* EXERCISE PROMPT: Retype the opening lines of the listing below, ending with the line that contains "import plotly.graph_objects as go", and leave out any pictures.
--- Start SOURCE DATA ---
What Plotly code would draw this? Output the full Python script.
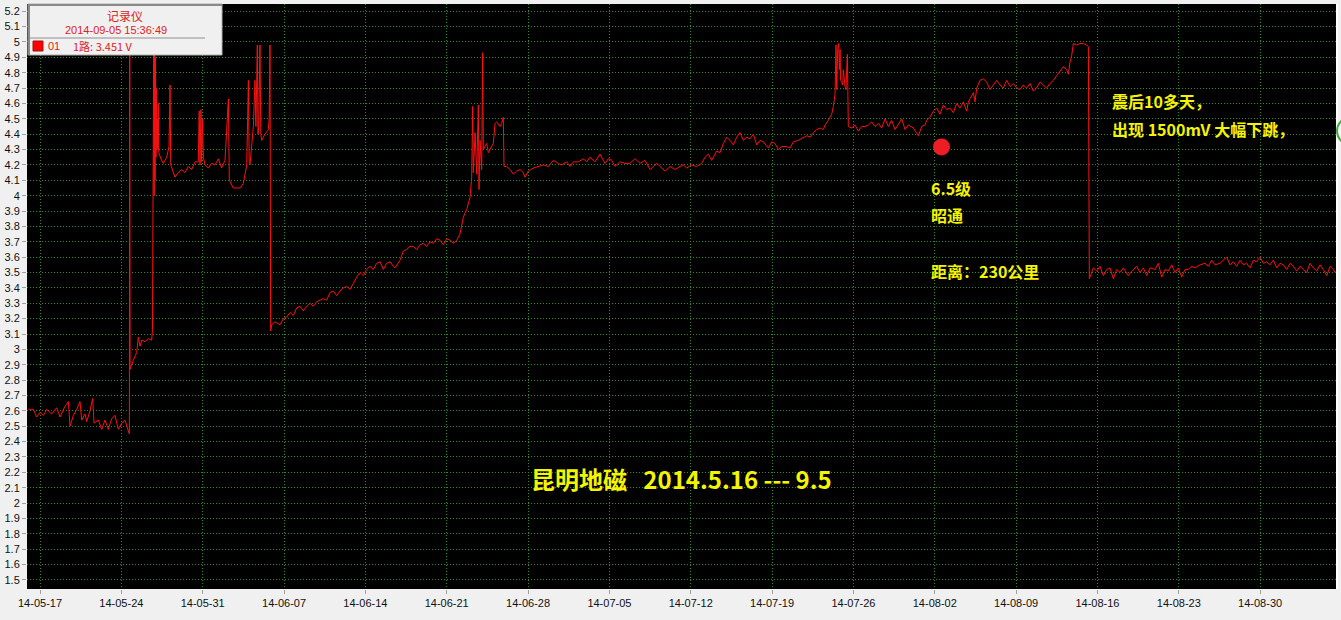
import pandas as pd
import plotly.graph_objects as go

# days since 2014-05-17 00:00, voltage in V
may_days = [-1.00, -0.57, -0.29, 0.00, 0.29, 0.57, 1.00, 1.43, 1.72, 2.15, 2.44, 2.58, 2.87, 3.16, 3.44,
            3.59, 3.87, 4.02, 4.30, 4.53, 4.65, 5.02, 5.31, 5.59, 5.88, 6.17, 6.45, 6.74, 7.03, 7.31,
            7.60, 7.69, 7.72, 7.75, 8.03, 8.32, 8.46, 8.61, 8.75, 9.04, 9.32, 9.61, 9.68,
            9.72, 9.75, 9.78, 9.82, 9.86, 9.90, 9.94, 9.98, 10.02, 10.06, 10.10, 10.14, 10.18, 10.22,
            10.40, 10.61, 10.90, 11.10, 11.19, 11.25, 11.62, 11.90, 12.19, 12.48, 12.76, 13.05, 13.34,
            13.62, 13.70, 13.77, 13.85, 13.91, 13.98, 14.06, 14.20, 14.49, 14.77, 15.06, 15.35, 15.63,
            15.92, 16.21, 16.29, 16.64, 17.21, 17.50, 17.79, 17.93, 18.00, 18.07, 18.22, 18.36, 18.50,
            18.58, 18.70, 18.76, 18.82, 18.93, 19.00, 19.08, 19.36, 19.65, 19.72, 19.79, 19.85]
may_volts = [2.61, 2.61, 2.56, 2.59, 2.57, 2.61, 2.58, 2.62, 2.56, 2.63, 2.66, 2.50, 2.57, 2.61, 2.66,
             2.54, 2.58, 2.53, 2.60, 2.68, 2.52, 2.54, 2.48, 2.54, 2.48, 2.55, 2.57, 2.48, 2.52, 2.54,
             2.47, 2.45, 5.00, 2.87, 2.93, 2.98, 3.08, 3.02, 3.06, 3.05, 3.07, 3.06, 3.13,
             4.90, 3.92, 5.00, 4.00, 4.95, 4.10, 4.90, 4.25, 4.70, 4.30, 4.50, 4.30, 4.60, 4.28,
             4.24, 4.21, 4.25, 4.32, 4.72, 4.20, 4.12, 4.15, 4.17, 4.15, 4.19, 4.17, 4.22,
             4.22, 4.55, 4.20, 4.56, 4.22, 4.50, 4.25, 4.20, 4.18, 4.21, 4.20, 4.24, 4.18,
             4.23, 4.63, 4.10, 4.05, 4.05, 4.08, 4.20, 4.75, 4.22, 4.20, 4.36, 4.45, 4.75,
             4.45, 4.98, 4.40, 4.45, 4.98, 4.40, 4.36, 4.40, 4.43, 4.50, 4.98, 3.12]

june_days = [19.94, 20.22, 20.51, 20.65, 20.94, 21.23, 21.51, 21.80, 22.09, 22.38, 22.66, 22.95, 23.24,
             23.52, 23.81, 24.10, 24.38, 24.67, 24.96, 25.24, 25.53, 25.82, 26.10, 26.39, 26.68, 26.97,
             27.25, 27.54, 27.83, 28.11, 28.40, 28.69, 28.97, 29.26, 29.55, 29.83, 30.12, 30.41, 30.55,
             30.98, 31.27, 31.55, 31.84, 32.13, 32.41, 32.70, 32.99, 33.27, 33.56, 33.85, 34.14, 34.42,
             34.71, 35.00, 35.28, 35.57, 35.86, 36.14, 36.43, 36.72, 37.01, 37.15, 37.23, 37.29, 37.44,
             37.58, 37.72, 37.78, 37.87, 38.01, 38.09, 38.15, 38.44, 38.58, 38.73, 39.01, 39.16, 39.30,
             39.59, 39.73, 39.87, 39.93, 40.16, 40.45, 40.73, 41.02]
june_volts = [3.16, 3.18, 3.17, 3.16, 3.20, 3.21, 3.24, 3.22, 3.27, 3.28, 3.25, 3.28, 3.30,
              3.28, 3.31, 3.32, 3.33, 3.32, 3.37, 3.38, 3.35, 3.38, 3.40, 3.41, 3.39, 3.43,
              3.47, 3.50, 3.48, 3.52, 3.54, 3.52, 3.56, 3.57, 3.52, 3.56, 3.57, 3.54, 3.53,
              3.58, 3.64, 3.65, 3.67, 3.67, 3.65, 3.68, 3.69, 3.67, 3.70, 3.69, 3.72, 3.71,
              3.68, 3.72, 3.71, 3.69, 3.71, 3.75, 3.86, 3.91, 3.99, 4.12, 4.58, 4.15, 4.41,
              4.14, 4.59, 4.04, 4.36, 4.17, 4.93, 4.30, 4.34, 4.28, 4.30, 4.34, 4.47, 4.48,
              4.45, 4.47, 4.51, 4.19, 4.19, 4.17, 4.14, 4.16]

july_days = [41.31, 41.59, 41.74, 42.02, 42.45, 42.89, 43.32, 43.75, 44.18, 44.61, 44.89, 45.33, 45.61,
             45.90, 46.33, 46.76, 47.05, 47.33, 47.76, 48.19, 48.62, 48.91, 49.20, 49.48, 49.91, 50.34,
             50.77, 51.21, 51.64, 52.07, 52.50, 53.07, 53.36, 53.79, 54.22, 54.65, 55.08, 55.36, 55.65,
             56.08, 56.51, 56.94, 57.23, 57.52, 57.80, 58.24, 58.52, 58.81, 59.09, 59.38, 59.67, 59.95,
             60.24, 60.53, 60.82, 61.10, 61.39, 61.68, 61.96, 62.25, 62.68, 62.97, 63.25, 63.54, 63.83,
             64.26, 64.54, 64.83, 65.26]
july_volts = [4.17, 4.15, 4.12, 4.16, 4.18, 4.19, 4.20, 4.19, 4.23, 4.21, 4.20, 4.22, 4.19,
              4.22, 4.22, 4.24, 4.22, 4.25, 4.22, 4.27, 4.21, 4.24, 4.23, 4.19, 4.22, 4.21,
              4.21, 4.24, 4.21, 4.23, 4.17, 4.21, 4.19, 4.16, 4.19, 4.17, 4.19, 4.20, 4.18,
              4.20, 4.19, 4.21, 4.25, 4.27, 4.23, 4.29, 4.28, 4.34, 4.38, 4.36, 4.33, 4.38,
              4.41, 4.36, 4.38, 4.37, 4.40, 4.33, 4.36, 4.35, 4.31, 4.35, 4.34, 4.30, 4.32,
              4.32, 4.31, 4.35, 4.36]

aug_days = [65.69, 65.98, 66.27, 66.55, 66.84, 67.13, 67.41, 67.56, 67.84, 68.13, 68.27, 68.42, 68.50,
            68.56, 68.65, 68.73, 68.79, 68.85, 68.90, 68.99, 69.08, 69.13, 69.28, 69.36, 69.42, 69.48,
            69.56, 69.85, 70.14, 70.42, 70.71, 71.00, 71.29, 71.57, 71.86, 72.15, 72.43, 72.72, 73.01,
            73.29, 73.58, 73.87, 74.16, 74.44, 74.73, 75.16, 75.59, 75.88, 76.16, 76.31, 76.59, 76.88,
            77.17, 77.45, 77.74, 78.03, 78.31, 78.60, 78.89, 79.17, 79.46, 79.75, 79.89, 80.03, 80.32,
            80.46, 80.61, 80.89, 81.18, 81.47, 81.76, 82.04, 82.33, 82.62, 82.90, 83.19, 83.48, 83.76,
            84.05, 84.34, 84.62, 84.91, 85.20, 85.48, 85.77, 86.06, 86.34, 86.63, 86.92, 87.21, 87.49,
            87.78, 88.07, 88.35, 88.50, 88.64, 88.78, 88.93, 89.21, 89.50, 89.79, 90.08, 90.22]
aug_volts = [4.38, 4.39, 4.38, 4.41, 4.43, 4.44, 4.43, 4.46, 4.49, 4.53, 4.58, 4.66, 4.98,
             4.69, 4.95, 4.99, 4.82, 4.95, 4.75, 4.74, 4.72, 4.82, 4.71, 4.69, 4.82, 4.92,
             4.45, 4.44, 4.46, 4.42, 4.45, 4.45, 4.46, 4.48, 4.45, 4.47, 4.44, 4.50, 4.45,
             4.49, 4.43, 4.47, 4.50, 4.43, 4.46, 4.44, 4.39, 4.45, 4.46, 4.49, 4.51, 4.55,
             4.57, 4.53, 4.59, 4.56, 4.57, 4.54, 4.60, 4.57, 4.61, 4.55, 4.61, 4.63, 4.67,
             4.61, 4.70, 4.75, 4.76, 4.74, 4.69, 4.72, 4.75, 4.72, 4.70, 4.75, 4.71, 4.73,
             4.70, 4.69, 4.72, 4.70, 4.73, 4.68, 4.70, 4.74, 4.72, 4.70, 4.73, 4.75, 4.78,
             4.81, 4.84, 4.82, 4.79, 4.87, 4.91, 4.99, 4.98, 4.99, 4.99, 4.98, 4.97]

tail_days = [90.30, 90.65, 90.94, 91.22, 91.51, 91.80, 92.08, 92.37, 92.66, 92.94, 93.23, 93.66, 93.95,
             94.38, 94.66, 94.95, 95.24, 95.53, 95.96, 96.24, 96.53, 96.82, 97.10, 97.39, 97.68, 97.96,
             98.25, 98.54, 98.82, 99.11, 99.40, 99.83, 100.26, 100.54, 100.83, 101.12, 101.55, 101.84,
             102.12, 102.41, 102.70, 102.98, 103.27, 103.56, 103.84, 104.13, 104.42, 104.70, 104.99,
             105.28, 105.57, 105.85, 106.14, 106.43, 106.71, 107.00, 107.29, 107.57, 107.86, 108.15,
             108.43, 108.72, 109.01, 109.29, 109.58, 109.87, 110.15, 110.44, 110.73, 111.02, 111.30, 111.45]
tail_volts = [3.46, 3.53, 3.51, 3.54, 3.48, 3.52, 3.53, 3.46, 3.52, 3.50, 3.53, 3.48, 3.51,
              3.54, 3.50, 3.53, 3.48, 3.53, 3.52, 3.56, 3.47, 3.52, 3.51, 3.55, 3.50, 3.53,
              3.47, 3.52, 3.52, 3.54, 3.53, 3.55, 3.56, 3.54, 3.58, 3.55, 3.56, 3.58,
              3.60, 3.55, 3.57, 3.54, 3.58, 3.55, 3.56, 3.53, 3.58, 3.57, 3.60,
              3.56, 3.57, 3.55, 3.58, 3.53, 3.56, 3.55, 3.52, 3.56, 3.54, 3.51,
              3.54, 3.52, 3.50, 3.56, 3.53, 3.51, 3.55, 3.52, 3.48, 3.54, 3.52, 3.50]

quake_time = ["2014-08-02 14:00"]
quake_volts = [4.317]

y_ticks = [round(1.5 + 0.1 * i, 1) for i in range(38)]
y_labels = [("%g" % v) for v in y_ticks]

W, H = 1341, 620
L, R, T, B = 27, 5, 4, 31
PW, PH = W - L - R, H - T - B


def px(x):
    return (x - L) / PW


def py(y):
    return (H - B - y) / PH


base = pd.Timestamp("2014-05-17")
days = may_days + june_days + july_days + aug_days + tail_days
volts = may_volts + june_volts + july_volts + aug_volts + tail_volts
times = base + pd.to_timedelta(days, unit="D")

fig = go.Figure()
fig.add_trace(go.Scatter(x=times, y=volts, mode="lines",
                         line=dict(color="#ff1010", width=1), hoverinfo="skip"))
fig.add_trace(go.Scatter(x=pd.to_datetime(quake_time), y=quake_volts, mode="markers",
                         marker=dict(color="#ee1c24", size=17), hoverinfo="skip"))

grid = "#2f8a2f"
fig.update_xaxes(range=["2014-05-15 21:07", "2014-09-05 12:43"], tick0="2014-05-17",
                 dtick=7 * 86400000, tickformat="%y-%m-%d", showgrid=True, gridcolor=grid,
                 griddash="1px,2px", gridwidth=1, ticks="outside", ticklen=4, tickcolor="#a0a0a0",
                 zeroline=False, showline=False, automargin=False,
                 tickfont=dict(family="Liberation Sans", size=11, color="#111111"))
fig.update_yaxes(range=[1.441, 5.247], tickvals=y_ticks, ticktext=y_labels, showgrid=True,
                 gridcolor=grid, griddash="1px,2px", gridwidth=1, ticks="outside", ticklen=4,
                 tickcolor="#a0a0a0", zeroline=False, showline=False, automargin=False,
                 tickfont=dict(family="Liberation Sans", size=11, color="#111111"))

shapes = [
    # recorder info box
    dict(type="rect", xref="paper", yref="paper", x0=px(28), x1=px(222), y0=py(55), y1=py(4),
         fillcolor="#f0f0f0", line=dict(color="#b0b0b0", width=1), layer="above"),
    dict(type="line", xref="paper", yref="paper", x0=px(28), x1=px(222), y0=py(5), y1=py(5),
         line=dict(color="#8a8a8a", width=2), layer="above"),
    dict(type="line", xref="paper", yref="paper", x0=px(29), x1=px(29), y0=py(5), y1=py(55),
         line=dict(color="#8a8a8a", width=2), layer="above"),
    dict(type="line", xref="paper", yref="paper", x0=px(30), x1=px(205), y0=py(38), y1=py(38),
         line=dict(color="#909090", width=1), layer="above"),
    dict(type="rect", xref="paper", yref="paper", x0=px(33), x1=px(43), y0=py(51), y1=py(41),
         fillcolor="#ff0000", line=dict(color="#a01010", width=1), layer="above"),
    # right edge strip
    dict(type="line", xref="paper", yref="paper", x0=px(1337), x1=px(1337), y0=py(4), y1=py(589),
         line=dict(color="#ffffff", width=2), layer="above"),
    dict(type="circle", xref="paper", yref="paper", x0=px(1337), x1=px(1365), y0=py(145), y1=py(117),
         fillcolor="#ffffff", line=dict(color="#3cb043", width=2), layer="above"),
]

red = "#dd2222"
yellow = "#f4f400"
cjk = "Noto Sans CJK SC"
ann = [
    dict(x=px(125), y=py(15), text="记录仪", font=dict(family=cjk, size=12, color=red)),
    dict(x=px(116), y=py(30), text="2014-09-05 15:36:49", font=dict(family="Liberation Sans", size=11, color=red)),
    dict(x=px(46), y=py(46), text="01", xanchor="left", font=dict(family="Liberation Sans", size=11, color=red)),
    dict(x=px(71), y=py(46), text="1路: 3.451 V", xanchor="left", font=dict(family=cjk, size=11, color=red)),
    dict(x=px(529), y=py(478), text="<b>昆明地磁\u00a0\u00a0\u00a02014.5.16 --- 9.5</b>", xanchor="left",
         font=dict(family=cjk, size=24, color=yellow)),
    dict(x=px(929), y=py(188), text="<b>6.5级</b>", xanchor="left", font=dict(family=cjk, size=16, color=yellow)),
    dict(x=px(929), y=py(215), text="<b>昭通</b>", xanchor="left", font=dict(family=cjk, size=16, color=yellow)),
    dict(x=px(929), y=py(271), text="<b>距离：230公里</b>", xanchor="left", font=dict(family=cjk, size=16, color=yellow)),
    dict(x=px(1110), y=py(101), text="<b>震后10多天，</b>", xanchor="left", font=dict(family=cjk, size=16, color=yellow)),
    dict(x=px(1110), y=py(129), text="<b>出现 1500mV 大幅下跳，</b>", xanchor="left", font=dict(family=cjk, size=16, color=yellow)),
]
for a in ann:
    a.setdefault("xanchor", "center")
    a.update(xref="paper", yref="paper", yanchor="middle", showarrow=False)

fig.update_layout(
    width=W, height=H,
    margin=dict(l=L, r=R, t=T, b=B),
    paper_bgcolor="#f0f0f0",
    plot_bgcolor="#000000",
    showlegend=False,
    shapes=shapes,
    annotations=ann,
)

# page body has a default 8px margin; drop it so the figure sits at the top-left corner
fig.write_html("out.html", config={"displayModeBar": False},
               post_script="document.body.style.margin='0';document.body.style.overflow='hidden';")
--- End SOURCE DATA ---
* WRITTEN SOLUTION:
What Plotly code would draw this? Output the full Python script.
import pandas as pd
import plotly.graph_objects as go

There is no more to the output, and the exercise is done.